An all things aviation blog

JetBlue and Southwest have done it, is it time for a legacy to do it? Delta released its changes to the 2013 Skymiles program. In addition to the normal downgrades that have become standard for airlines a little something extra was thrown in.

For 2014 in addition to normal EQM requirements members in the United States and US Territories will be measured by Elite Qualifying Dollars (EQD) the spend requirement to attain status will be $2,500 to $12,500 depending on level. This can be waived if the member has a Delta Skymiles Amex and has an annual spend of $25,000 on the card.

This according one Flyertalker was posted on Delta.com and then removed. So right now it exists as unconfirmed rumor. These revenue based models have been rumored for sometime. One aviation blogged declared in 2011 that the United 2012 program would be based on the same lines as outlined above. That rumor was proved false.

However, with the general increase in the amount of outstanding redeemable miles and the ability of airlines to track members activity, it seems like it is only a matter of time before this happens.

I personally believe that it really is only a matter of time before revenue models come into existence and replace the traditional EQM model. It is one reason why I am looking to get a lifetime’s worth of travel done as soon as possible in order to avoid being excluded by revenue programs.

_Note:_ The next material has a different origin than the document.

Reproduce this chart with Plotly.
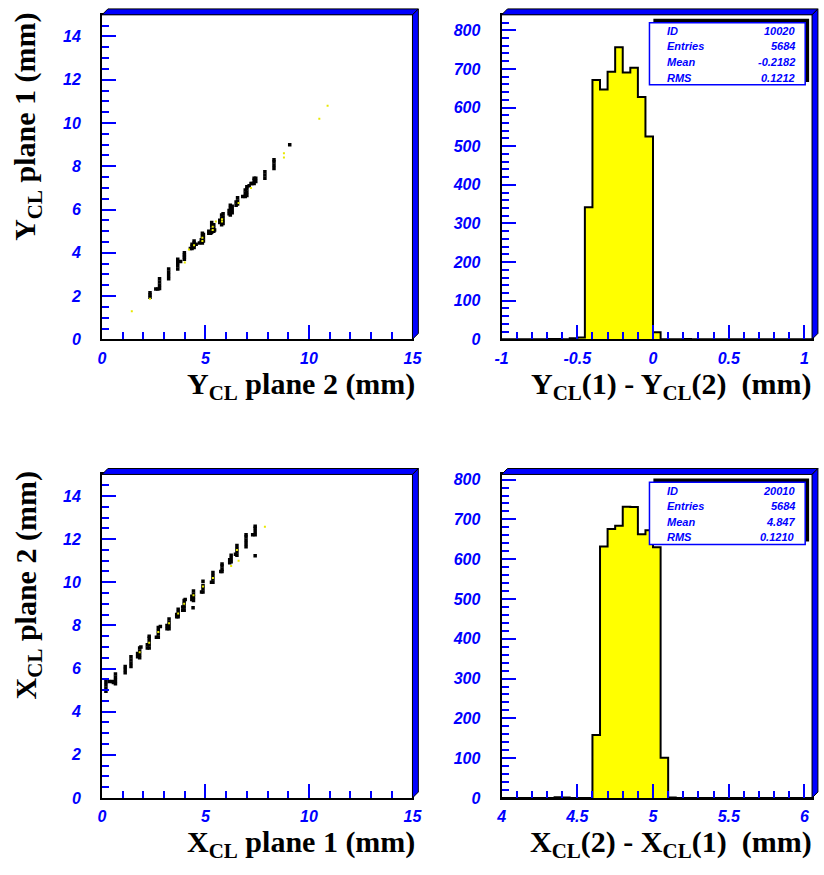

Assuming this idea really does exist lets look at the actual numbers.

The price listed is $2,500 to $12,500, so figure $2,500 increments for each level.

Silver, $2,500 (25k Miles)

Gold, $5,000 (50k Miles)

Platinum, $7,500 (75K Miles)

Diamond, $12,500 (125K Miles)

Delta is setting minimum spend at 10 cents per EQM. Most mileage runners shoot for a goal of 3.5 cents/EQM, when applied to 125k miles is $4,375. So a mileage runner that made Diamond this year would be Silver come Jan 2015. (status is good for a year after earning it)

That seems a little high to me. The revenue based model will certainly exclude unprofitable travelers, I think the loss would not be made up by the increase in revenue by people driving for status. Think about it, Delta could get a 50% bump in revenue by setting the spend levels at 5.25 cents per mile or a 100% bump in revenue at 7 cents per mile.

At 5.25 cents per miles

Silver would be $1312.00 up to diamond at $6562.50.

The logical conclusion would be that this program is not designed to drive revenue but to cull the herd of elites to manageable level. The problem is Delta doesn’t have a huge number of elites to begin with. A Gold member on Delta will likely be upgrade most of the time, where a gold member on United gets the upgrade far less often. So, why is Delta trying to cull the elite rolls, where there are not that many to begin with? It is that question alone that makes me question whether or not this is really going to happen.